Um país que tem consciência da necessidade de preservação, pesquisa e disseminação de suas obras audiovisuais, de modo que toda a sociedade possa se beneficiar e ter seus conhecimentos enriquecidos a respeito do seu patrimônio cultural, tem maiores chances de se tornar um país mais desenvolvido, igualitário e próspero.

Fonte: Revista Piauí

A relevância da Cinemateca Brasileira não está somente em seu acervo, mas nas ações voltadas à divulgação e exibição dos conteúdos que abriga, fomentando pesquisas e promovendo debates e reflexões. Ainda que suas atividades tenham sido cessadas provisoriamente, a função dessa instituição cultural é permanecer de portas abertas para os interessados, sejam eles do meio audiovisual (cinéfilos, estudantes, pesquisadores, profissionais da área) ou não.

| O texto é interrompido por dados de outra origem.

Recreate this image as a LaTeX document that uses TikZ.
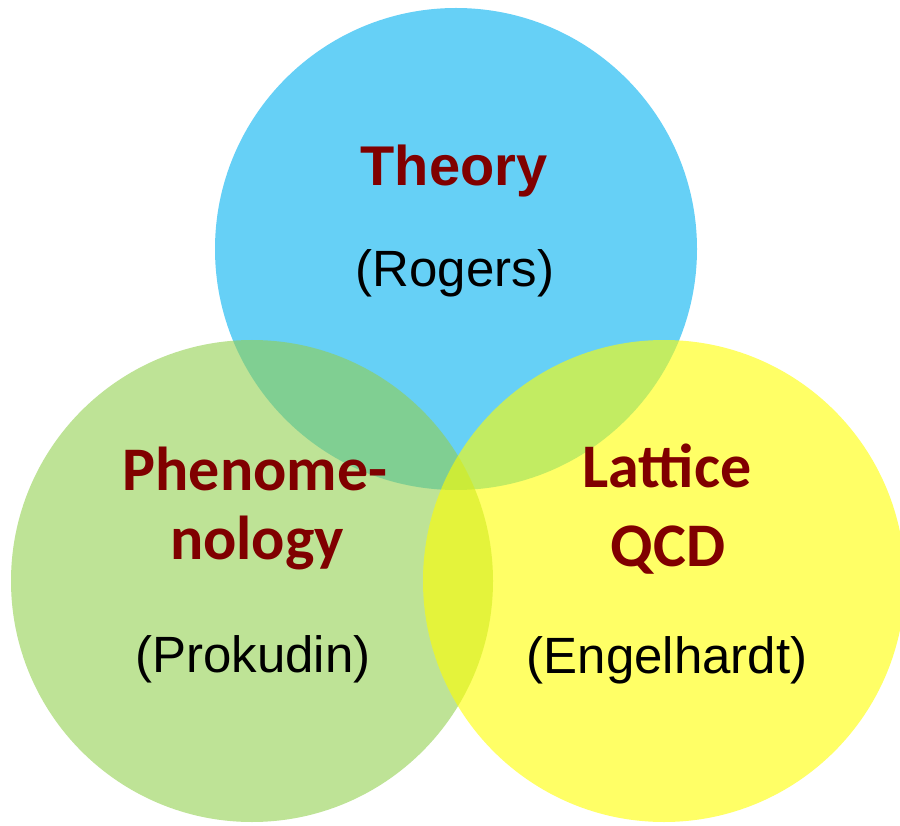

As obras audiovisuais, como um todo, são formas de ampliar a perspectiva das pessoas sobre o mundo em que vivem. A indústria cinematográfica, em grande parte, tende a preencher as salas de cinema com grandes produções hollywoodianas, já que seu objetivo é o sucesso de bilheterias. Nesse sentido, instituições como a Cinemateca possibilitam aos cidadãos o acesso a obras independentes, que se aproximam mais do conceito de cinema como “sétima arte”. 

A conservação do legado, da identidade e da memória de um povo é uma responsabilidade enorme. Por isso, a Cinemateca Brasileira precisa ser vista como o bem precioso que é. Afinal, um país que não preserva seu patrimônio cultural não tem condições de construir seu futuro.